* Begin RECORDS FOR THIS EXERCISE *

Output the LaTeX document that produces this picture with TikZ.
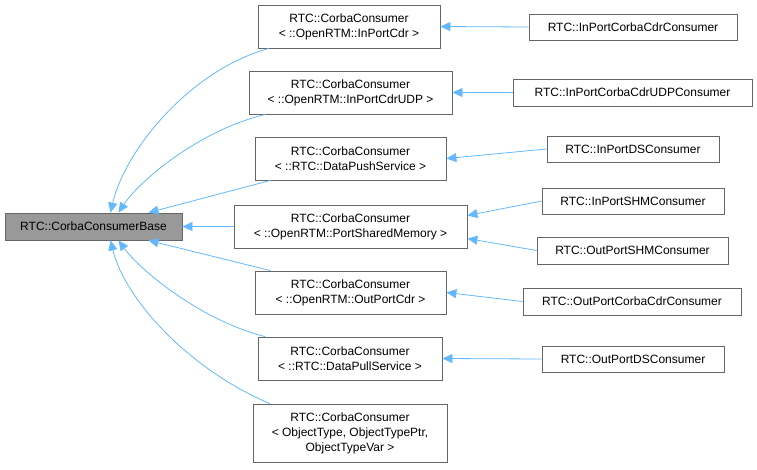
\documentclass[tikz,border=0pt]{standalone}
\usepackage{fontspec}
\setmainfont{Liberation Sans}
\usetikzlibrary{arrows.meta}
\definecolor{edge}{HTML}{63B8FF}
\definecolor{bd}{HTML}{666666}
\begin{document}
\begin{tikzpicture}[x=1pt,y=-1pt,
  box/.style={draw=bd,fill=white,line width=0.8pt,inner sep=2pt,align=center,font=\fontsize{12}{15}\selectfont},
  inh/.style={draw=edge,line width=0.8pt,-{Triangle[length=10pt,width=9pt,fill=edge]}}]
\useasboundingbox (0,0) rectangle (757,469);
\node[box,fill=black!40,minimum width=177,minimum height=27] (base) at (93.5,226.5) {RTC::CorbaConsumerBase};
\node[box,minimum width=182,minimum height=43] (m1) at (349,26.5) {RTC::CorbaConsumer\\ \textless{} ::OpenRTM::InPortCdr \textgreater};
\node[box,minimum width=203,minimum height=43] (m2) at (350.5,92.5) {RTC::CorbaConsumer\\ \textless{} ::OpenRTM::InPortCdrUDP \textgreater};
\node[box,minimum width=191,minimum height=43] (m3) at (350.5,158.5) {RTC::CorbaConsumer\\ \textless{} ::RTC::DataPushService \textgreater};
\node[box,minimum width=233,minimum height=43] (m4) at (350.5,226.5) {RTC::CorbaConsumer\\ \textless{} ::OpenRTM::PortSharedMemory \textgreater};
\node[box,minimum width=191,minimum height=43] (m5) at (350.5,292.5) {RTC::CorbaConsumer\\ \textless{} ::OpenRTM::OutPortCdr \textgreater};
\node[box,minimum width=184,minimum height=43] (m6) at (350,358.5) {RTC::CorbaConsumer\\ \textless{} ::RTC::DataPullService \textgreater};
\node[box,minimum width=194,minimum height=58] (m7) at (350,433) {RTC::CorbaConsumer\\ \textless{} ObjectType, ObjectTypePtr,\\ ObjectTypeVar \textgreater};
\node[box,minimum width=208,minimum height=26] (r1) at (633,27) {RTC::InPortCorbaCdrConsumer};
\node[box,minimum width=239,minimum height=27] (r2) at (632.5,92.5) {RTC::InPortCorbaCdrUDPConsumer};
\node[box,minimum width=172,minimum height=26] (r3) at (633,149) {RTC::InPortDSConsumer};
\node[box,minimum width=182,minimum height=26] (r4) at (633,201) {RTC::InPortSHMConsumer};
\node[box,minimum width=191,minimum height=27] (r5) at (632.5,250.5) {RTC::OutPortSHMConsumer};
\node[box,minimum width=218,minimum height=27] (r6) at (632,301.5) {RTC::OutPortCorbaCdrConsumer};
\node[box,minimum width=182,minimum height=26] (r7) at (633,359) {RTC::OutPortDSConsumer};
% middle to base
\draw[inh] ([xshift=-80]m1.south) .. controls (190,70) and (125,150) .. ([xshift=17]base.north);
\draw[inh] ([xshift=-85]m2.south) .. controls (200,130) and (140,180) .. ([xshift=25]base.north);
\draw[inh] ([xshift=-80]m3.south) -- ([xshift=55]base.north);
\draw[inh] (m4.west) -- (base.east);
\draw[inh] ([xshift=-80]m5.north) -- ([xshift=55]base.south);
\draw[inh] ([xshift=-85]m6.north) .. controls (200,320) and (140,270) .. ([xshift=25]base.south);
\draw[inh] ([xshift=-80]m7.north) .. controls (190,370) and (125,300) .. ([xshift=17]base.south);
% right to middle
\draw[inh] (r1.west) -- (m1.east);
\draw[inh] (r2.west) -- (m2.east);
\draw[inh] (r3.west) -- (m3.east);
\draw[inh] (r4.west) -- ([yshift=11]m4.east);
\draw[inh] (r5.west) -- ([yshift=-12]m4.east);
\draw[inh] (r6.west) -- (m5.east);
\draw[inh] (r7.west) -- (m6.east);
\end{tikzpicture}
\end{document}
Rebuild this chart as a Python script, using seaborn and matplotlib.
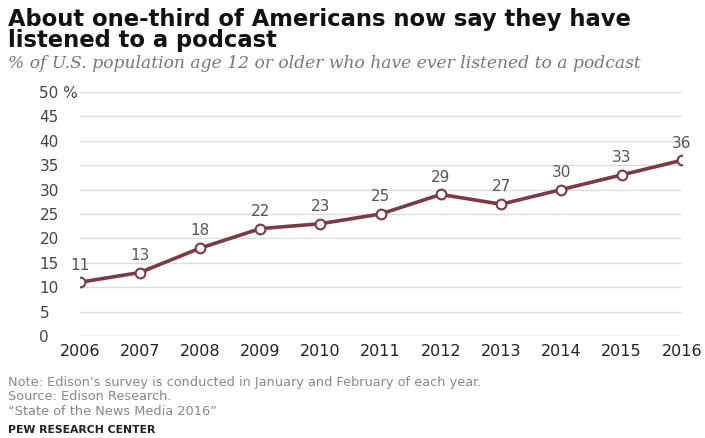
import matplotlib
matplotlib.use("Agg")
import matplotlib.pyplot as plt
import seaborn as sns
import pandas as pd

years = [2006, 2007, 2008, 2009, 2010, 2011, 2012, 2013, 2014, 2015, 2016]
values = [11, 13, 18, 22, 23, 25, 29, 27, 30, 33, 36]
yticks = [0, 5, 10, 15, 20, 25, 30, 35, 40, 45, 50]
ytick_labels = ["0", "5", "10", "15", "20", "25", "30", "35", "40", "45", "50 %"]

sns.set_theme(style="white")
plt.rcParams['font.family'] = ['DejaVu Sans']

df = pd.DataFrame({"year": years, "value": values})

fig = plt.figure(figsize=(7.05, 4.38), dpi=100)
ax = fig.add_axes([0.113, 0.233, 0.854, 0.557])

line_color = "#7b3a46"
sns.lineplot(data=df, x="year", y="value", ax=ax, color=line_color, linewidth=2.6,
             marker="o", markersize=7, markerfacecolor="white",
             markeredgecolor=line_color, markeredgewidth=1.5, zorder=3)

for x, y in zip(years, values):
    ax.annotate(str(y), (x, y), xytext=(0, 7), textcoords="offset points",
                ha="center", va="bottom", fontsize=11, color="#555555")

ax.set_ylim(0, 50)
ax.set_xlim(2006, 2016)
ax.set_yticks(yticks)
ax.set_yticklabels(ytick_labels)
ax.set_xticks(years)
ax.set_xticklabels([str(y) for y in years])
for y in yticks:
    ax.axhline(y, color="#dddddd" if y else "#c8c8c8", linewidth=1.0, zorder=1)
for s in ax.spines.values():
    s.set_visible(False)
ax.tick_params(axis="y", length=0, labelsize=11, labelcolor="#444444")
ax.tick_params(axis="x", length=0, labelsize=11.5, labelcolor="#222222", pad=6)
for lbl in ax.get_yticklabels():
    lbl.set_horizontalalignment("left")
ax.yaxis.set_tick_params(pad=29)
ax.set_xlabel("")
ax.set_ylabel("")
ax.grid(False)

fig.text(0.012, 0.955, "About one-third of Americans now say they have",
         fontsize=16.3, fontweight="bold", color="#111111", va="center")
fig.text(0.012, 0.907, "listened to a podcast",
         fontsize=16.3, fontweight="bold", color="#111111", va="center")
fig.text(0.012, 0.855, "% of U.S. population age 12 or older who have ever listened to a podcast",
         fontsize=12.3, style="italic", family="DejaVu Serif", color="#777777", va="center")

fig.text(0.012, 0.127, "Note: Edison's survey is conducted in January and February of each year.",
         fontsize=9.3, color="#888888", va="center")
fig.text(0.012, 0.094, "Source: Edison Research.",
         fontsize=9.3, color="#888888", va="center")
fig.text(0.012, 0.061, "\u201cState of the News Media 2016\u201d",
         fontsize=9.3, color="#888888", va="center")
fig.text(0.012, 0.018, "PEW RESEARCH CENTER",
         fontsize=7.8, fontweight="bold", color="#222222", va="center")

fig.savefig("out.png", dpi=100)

* End RECORDS FOR THIS EXERCISE *
* Begin RECORDS FOR THIS EXERCISE *

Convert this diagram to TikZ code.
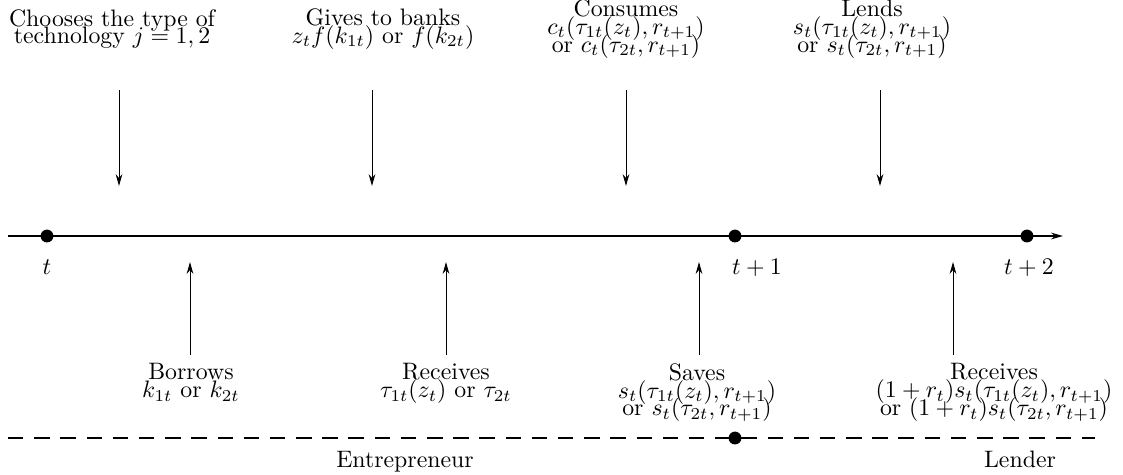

* End RECORDS FOR THIS EXERCISE *
* Begin RECORDS FOR THIS EXERCISE *

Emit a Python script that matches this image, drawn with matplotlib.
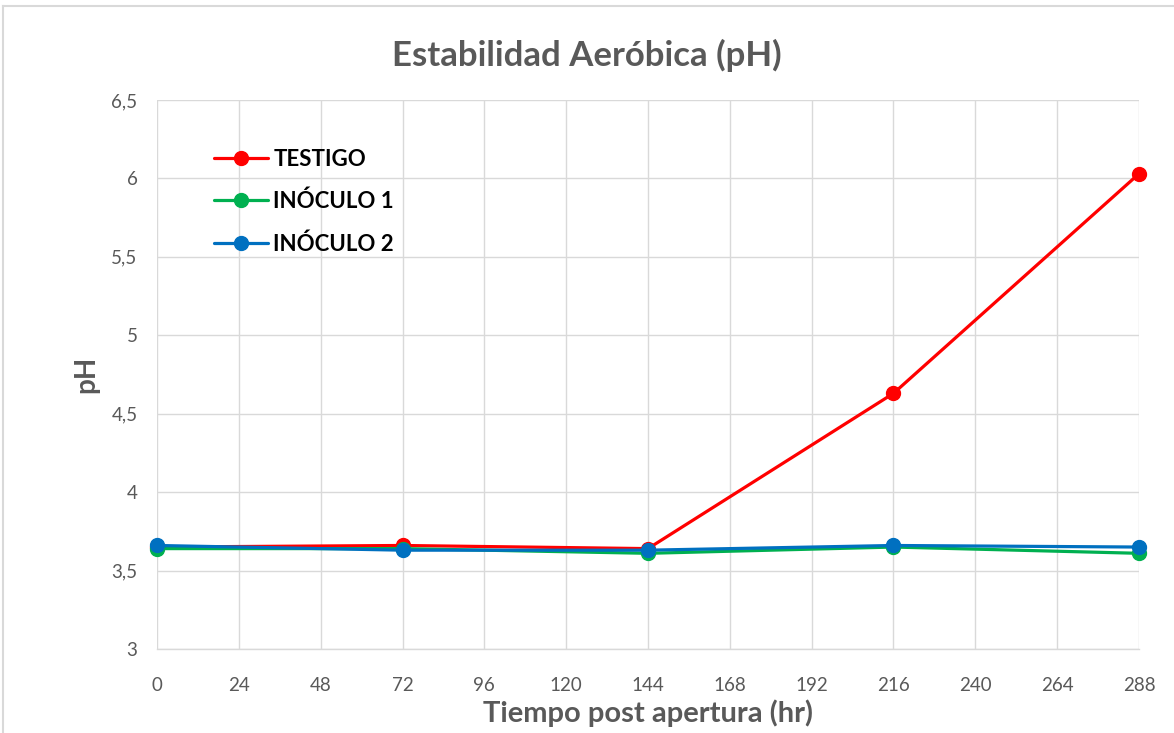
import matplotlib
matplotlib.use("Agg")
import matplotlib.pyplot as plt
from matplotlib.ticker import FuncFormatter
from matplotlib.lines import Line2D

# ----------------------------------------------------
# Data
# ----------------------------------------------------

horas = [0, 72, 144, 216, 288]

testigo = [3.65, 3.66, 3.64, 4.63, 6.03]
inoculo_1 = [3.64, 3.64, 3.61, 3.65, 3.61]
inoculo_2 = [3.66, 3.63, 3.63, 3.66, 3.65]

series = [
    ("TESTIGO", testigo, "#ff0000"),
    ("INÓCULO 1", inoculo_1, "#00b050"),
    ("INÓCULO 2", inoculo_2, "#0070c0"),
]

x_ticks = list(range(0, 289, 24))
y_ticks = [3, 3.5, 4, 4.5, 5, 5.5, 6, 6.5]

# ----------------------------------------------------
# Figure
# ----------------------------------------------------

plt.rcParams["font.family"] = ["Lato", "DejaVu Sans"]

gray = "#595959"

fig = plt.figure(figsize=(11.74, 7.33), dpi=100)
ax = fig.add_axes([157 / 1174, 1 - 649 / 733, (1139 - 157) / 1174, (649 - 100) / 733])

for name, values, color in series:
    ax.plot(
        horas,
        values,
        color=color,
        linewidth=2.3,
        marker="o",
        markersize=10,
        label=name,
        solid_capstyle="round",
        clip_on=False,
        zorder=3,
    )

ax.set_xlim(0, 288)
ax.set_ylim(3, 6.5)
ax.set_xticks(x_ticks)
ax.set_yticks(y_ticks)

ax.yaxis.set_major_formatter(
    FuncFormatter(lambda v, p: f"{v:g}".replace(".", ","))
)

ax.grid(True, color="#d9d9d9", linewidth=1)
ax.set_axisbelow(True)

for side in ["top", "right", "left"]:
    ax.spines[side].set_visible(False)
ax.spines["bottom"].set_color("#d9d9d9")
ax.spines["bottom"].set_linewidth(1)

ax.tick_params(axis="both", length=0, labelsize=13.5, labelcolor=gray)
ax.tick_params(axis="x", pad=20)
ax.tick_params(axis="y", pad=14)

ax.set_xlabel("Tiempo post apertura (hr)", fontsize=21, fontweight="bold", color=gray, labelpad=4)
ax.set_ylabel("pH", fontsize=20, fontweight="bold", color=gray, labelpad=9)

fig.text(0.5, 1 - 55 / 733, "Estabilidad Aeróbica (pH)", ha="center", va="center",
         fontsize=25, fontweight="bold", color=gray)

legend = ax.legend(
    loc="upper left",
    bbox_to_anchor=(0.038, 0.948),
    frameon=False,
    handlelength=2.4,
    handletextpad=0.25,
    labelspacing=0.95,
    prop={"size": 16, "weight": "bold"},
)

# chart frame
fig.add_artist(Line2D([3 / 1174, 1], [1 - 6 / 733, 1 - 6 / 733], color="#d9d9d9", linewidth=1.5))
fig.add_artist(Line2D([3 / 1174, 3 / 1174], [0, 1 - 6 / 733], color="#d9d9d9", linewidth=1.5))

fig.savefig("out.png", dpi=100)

* End RECORDS FOR THIS EXERCISE *

GOAL: Omit all pictures, then copy the lines between the ones holding "Emit a Python" and "horas = [0, 72, 144, 216, 288]", inclusive.

REPLY TO THE EXERCISE:
Emit a Python script that matches this image, drawn with matplotlib.
import matplotlib
matplotlib.use("Agg")
import matplotlib.pyplot as plt
from matplotlib.ticker import FuncFormatter
from matplotlib.lines import Line2D

# ----------------------------------------------------
# Data
# ----------------------------------------------------

horas = [0, 72, 144, 216, 288]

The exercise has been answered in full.